◆ Exercise aim: All of the data that follows should be retyped exactly, please, except the pictures.

· · · ·

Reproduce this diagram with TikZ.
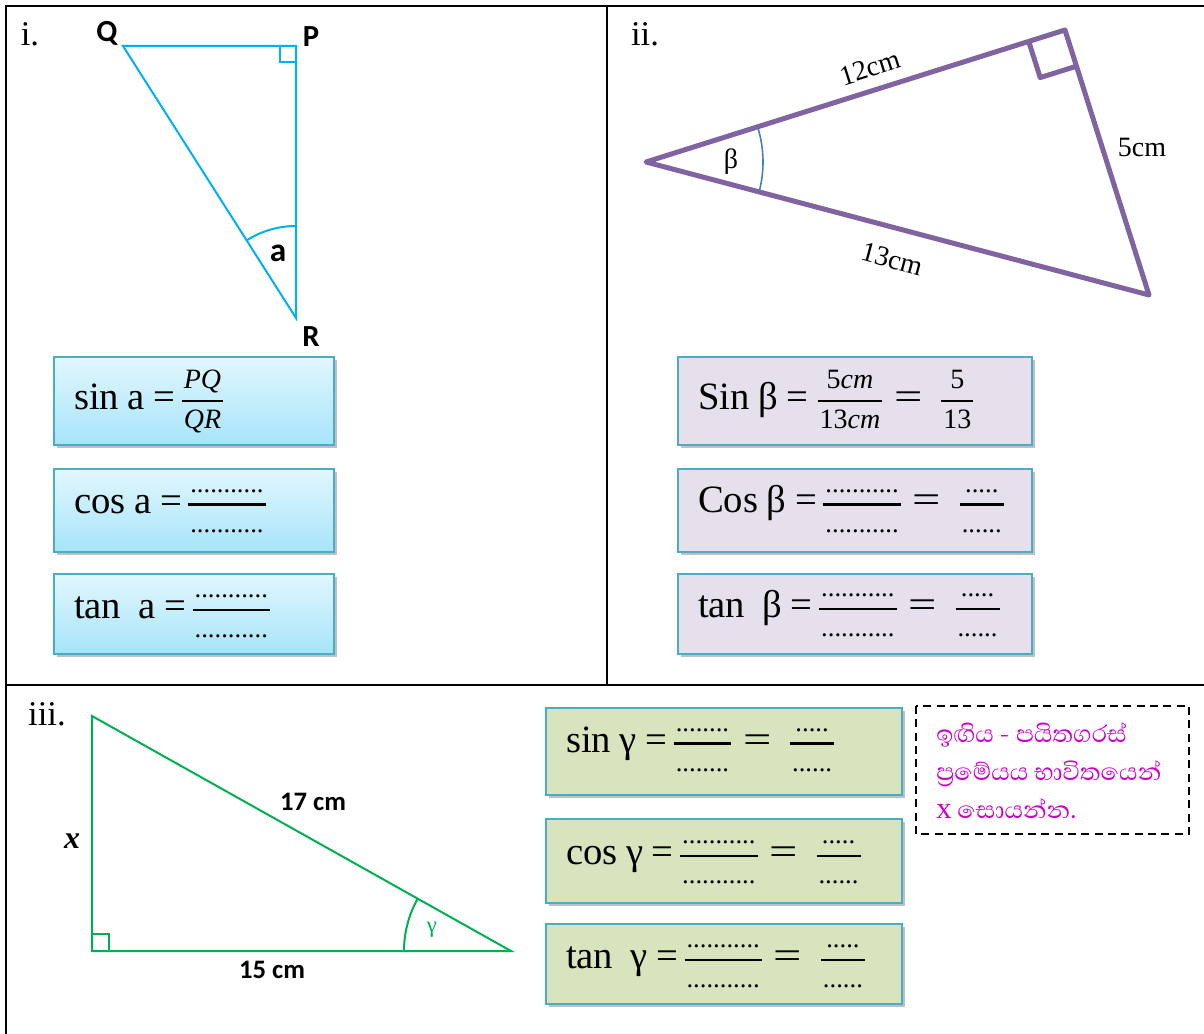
\documentclass[tikz,border=0pt]{standalone}
\usepackage{fontspec}
\usepackage{graphicx}
\setmainfont{Liberation Serif}
\newfontfamily\calib{Carlito}
\newfontfamily\sinhfont[Script=Sinhala]{Abhaya Libre}
\usetikzlibrary{shadows}
\definecolor{cyanl}{HTML}{00B0F0}
\definecolor{purp}{HTML}{8064A2}
\definecolor{grn}{HTML}{00B050}
\definecolor{arcblue}{HTML}{4A7EBB}
\definecolor{boxedge}{HTML}{4BACC6}
\definecolor{ctop}{HTML}{E2F7FE}
\definecolor{cbot}{HTML}{A6E4F9}
\definecolor{lav}{HTML}{E5E0EC}
\definecolor{olive}{HTML}{D7E4BD}
\definecolor{mag}{HTML}{CC00CC}
\newcommand\fr[3][20]{{\renewcommand\arraystretch{0}\setlength\arrayrulewidth{2pt}%
\begin{tabular}[c]{@{\hspace{1.5pt}}c@{\hspace{1.5pt}}}%
\fontsize{#1}{#1}\selectfont\rule[-8pt]{0pt}{20pt}\smash{#2}\\\hline
\fontsize{#1}{#1}\selectfont\rule{0pt}{20pt}\smash{#3}%
\end{tabular}}}
\newcommand\lift[1]{\rule[-#1]{0pt}{0pt}}
\newcommand\beq{\hspace{9pt}\scalebox{1.3}[1]{=}\hspace{14pt}}
\newcommand\gap{\hspace{6.5pt}}
\def\dA{...........}
\def\dB{........}
\def\dC{.....}
\def\dD{......}
\tikzset{
  frameline/.style={line width=1.5pt, black},
  basebox/.style={draw=boxedge, line width=1.5pt, anchor=north west, inner xsep=15pt, inner ysep=0pt,
     align=left, font=\fontsize{29}{34}\selectfont,
     drop shadow={shadow xshift=2pt, shadow yshift=-2.5pt, opacity=0.35, fill=black!70}},
  boxi/.style={basebox, text width=180pt, top color=ctop, bottom color=cbot},
  boxii/.style={basebox, text width=235.5pt, fill=lav},
  boxiii/.style={basebox, text width=237pt, fill=olive},
  numlbl/.style={font=\fontsize{26}{30}\selectfont, inner sep=0pt},
  cal/.style={font=\calib\bfseries\fontsize{23}{26}\selectfont, inner sep=0pt},
  tms/.style={font=\fontsize{21}{24}\selectfont, inner sep=0pt},
  tri i/.style={cyanl, line width=1.5pt, line join=miter},
  tri ii/.style={purp, line width=3.75pt, line join=round, line cap=round},
  tri iii/.style={grn, line width=1.5pt, line join=miter},
}
\begin{document}
\begin{tikzpicture}[x=0.75pt, y=-0.75pt]
\useasboundingbox[fill=white] (0,0) rectangle (1204,1034);
% table lines
\coordinate (tl) at (6,6);
\coordinate (tr) at (1204,6);
\coordinate (bl) at (6,1034);
\coordinate (mt) at (607,6);
\coordinate (mm) at (607,685);
\coordinate (ml) at (6,685);
\coordinate (mr) at (1204,685);
\draw[frameline] (tr) -- (tl) -- (bl);
\draw[frameline] (mt) -- (mm);
\draw[frameline] (ml) -- (mr);

% ---------- part i ----------
\node[numlbl] (li) at (30,34) {i.};
\coordinate (Q) at (123,46);
\coordinate (P) at (296,46);
\coordinate (R) at (296,318);
\draw[tri i] (Q) -- (P) -- (R) -- cycle;
\draw[tri i] (280,46) -- (280,62) -- (296,62);
\draw[tri i] (R) ++(-90:92) arc[start angle=-90, end angle=-122.5, radius=92];
\node[cal] (lQ) at (107,33) {Q};
\node[cal] (lP) at (311,37) {P};
\node[cal] (lR) at (311,337) {R};
\node[cal, font=\calib\bfseries\fontsize{25}{28}\selectfont] (la) at (278,253) {a};

\node[boxi, minimum height=66pt] (b11) at (53,356) {sin\gap a\gap=\,\fr[21]{\itshape PQ}{\itshape QR}};
\node[boxi, minimum height=62.25pt] (b12) at (53,468) {cos\gap a\gap=\,\fr{\dA}{\dA}\lift{23.3pt}};
\node[boxi, minimum height=60pt] (b13) at (53,573) {tan\hspace{13pt}a\gap=\,\fr{\dA}{\dA}\lift{21pt}};

% ---------- part ii ----------
\node[numlbl] (lii) at (645,34) {ii.};
\coordinate (A) at (646,162);
\coordinate (B) at (1065,30);
\coordinate (C) at (1149,295);
\draw[tri ii] (A) -- (B) -- (C) -- cycle;
\draw[purp, line width=3.75pt, line join=round] (1028.7,41.4) -- (1040.2,77.6) -- (1076.5,66.2);
\draw[arcblue, line width=1.2pt] (A) ++(-17.5:117) arc[start angle=-17.5, end angle=14.8, radius=117];
\node[tms, rotate=17.5] (l12) at (870,68) {12cm};
\node[tms] (l5) at (1142,147) {5cm};
\node[tms, rotate=-15] (l13) at (892,259) {13cm};
\node[tms] (lbeta) at (731,162) {β};

\node[boxii, minimum height=66pt] (b21) at (677,356) {Sin\gap β\gap=\hspace{7pt}\fr[21]{5\itshape cm}{13\itshape cm}\beq\fr[21]{5}{13}};
\node[boxii, minimum height=62.25pt] (b22) at (677,468) {Cos\gap β\gap=\,\fr{\dA}{\dA}\beq\fr{\dC}{\dD}\lift{24pt}};
\node[boxii, minimum height=60pt] (b23) at (677,573) {tan\hspace{13pt}β\gap=\,\fr{\dA}{\dA}\beq\fr{\dC}{\dD}\lift{22.5pt}};

% ---------- part iii ----------
\node[numlbl] (liii) at (47,714) {iii.};
\coordinate (U) at (92,716);
\coordinate (V) at (92,951);
\coordinate (T) at (511,951);
\draw[tri iii] (U) -- (V) -- (T) -- cycle;
\draw[tri iii] (92,934) -- (109,934) -- (109,951);
\draw[tri iii] (T) ++(180:107) arc[start angle=180, end angle=209.3, radius=107];
\node[cal, font=\calib\bfseries\fontsize{20}{24}\selectfont] (l17) at (313,802) {17 cm};
\node[cal, font=\calib\bfseries\fontsize{20}{24}\selectfont] (l15) at (272,970) {15 cm};
\node[inner sep=0pt, font=\bfseries\itshape\fontsize{24}{26}\selectfont] (lx) at (72,841) {x};
\node[inner sep=0pt, grn, font=\fontsize{17}{20}\selectfont] (lgam) at (432,930) {γ};

\node[boxiii, minimum height=65.25pt] (b31) at (545,707) {sin\gap γ\gap=\,\fr{\dB}{\dB}\beq\fr{\dC}{\dD}\lift{26.3pt}};
\node[boxiii, minimum height=63pt] (b32) at (545,818) {cos\gap γ\gap=\,\fr{\dA}{\dA}\beq\fr{\dC}{\dD}\lift{22.5pt}};
\node[boxiii, minimum height=60pt] (b33) at (545,923) {tan\hspace{13pt}γ\gap=\,\fr{\dA}{\dA}\beq\fr{\dC}{\dD}\lift{21pt}};

% hint box
\draw[black, line width=1.3pt, dash pattern=on 6pt off 4pt] (916,706) rectangle (1189,834);
\node[anchor=north west, align=left, inner sep=0pt, mag, font=\sinhfont\fontsize{23}{28.5}\selectfont] (hint) at (936,722)
  {ඉඟිය - පයිතගරස්\\ප්^^^^200dරමේයය භාවිතයෙන්\\{\rmfamily x} සොයන්න.};
\end{tikzpicture}
\end{document}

· · · ·

◆ Finished answer:
Reproduce this diagram with TikZ.
\documentclass[tikz,border=0pt]{standalone}
\usepackage{fontspec}
\usepackage{graphicx}
\setmainfont{Liberation Serif}
\newfontfamily\calib{Carlito}
\newfontfamily\sinhfont[Script=Sinhala]{Abhaya Libre}
\usetikzlibrary{shadows}
\definecolor{cyanl}{HTML}{00B0F0}
\definecolor{purp}{HTML}{8064A2}
\definecolor{grn}{HTML}{00B050}
\definecolor{arcblue}{HTML}{4A7EBB}
\definecolor{boxedge}{HTML}{4BACC6}
\definecolor{ctop}{HTML}{E2F7FE}
\definecolor{cbot}{HTML}{A6E4F9}
\definecolor{lav}{HTML}{E5E0EC}
\definecolor{olive}{HTML}{D7E4BD}
\definecolor{mag}{HTML}{CC00CC}
\newcommand\fr[3][20]{{\renewcommand\arraystretch{0}\setlength\arrayrulewidth{2pt}%
\begin{tabular}[c]{@{\hspace{1.5pt}}c@{\hspace{1.5pt}}}%
\fontsize{#1}{#1}\selectfont\rule[-8pt]{0pt}{20pt}\smash{#2}\\\hline
\fontsize{#1}{#1}\selectfont\rule{0pt}{20pt}\smash{#3}%
\end{tabular}}}
\newcommand\lift[1]{\rule[-#1]{0pt}{0pt}}
\newcommand\beq{\hspace{9pt}\scalebox{1.3}[1]{=}\hspace{14pt}}
\newcommand\gap{\hspace{6.5pt}}
\def\dA{...........}
\def\dB{........}
\def\dC{.....}
\def\dD{......}
\tikzset{
  frameline/.style={line width=1.5pt, black},
  basebox/.style={draw=boxedge, line width=1.5pt, anchor=north west, inner xsep=15pt, inner ysep=0pt,
     align=left, font=\fontsize{29}{34}\selectfont,
     drop shadow={shadow xshift=2pt, shadow yshift=-2.5pt, opacity=0.35, fill=black!70}},
  boxi/.style={basebox, text width=180pt, top color=ctop, bottom color=cbot},
  boxii/.style={basebox, text width=235.5pt, fill=lav},
  boxiii/.style={basebox, text width=237pt, fill=olive},
  numlbl/.style={font=\fontsize{26}{30}\selectfont, inner sep=0pt},
  cal/.style={font=\calib\bfseries\fontsize{23}{26}\selectfont, inner sep=0pt},
  tms/.style={font=\fontsize{21}{24}\selectfont, inner sep=0pt},
  tri i/.style={cyanl, line width=1.5pt, line join=miter},
  tri ii/.style={purp, line width=3.75pt, line join=round, line cap=round},
  tri iii/.style={grn, line width=1.5pt, line join=miter},
}
\begin{document}
\begin{tikzpicture}[x=0.75pt, y=-0.75pt]
\useasboundingbox[fill=white] (0,0) rectangle (1204,1034);
% table lines
\coordinate (tl) at (6,6);
\coordinate (tr) at (1204,6);
\coordinate (bl) at (6,1034);
\coordinate (mt) at (607,6);
\coordinate (mm) at (607,685);
\coordinate (ml) at (6,685);
\coordinate (mr) at (1204,685);
\draw[frameline] (tr) -- (tl) -- (bl);
\draw[frameline] (mt) -- (mm);
\draw[frameline] (ml) -- (mr);

% ---------- part i ----------
\node[numlbl] (li) at (30,34) {i.};
\coordinate (Q) at (123,46);
\coordinate (P) at (296,46);
\coordinate (R) at (296,318);
\draw[tri i] (Q) -- (P) -- (R) -- cycle;
\draw[tri i] (280,46) -- (280,62) -- (296,62);
\draw[tri i] (R) ++(-90:92) arc[start angle=-90, end angle=-122.5, radius=92];
\node[cal] (lQ) at (107,33) {Q};
\node[cal] (lP) at (311,37) {P};
\node[cal] (lR) at (311,337) {R};
\node[cal, font=\calib\bfseries\fontsize{25}{28}\selectfont] (la) at (278,253) {a};

\node[boxi, minimum height=66pt] (b11) at (53,356) {sin\gap a\gap=\,\fr[21]{\itshape PQ}{\itshape QR}};
\node[boxi, minimum height=62.25pt] (b12) at (53,468) {cos\gap a\gap=\,\fr{\dA}{\dA}\lift{23.3pt}};
\node[boxi, minimum height=60pt] (b13) at (53,573) {tan\hspace{13pt}a\gap=\,\fr{\dA}{\dA}\lift{21pt}};

% ---------- part ii ----------
\node[numlbl] (lii) at (645,34) {ii.};
\coordinate (A) at (646,162);
\coordinate (B) at (1065,30);
\coordinate (C) at (1149,295);
\draw[tri ii] (A) -- (B) -- (C) -- cycle;
\draw[purp, line width=3.75pt, line join=round] (1028.7,41.4) -- (1040.2,77.6) -- (1076.5,66.2);
\draw[arcblue, line width=1.2pt] (A) ++(-17.5:117) arc[start angle=-17.5, end angle=14.8, radius=117];
\node[tms, rotate=17.5] (l12) at (870,68) {12cm};
\node[tms] (l5) at (1142,147) {5cm};
\node[tms, rotate=-15] (l13) at (892,259) {13cm};
\node[tms] (lbeta) at (731,162) {β};

\node[boxii, minimum height=66pt] (b21) at (677,356) {Sin\gap β\gap=\hspace{7pt}\fr[21]{5\itshape cm}{13\itshape cm}\beq\fr[21]{5}{13}};
\node[boxii, minimum height=62.25pt] (b22) at (677,468) {Cos\gap β\gap=\,\fr{\dA}{\dA}\beq\fr{\dC}{\dD}\lift{24pt}};
\node[boxii, minimum height=60pt] (b23) at (677,573) {tan\hspace{13pt}β\gap=\,\fr{\dA}{\dA}\beq\fr{\dC}{\dD}\lift{22.5pt}};

% ---------- part iii ----------
\node[numlbl] (liii) at (47,714) {iii.};
\coordinate (U) at (92,716);
\coordinate (V) at (92,951);
\coordinate (T) at (511,951);
\draw[tri iii] (U) -- (V) -- (T) -- cycle;
\draw[tri iii] (92,934) -- (109,934) -- (109,951);
\draw[tri iii] (T) ++(180:107) arc[start angle=180, end angle=209.3, radius=107];
\node[cal, font=\calib\bfseries\fontsize{20}{24}\selectfont] (l17) at (313,802) {17 cm};
\node[cal, font=\calib\bfseries\fontsize{20}{24}\selectfont] (l15) at (272,970) {15 cm};
\node[inner sep=0pt, font=\bfseries\itshape\fontsize{24}{26}\selectfont] (lx) at (72,841) {x};
\node[inner sep=0pt, grn, font=\fontsize{17}{20}\selectfont] (lgam) at (432,930) {γ};

\node[boxiii, minimum height=65.25pt] (b31) at (545,707) {sin\gap γ\gap=\,\fr{\dB}{\dB}\beq\fr{\dC}{\dD}\lift{26.3pt}};
\node[boxiii, minimum height=63pt] (b32) at (545,818) {cos\gap γ\gap=\,\fr{\dA}{\dA}\beq\fr{\dC}{\dD}\lift{22.5pt}};
\node[boxiii, minimum height=60pt] (b33) at (545,923) {tan\hspace{13pt}γ\gap=\,\fr{\dA}{\dA}\beq\fr{\dC}{\dD}\lift{21pt}};

% hint box
\draw[black, line width=1.3pt, dash pattern=on 6pt off 4pt] (916,706) rectangle (1189,834);
\node[anchor=north west, align=left, inner sep=0pt, mag, font=\sinhfont\fontsize{23}{28.5}\selectfont] (hint) at (936,722)
  {ඉඟිය - පයිතගරස්\\ප්^^^^200dරමේයය භාවිතයෙන්\\{\rmfamily x} සොයන්න.};
\end{tikzpicture}
\end{document}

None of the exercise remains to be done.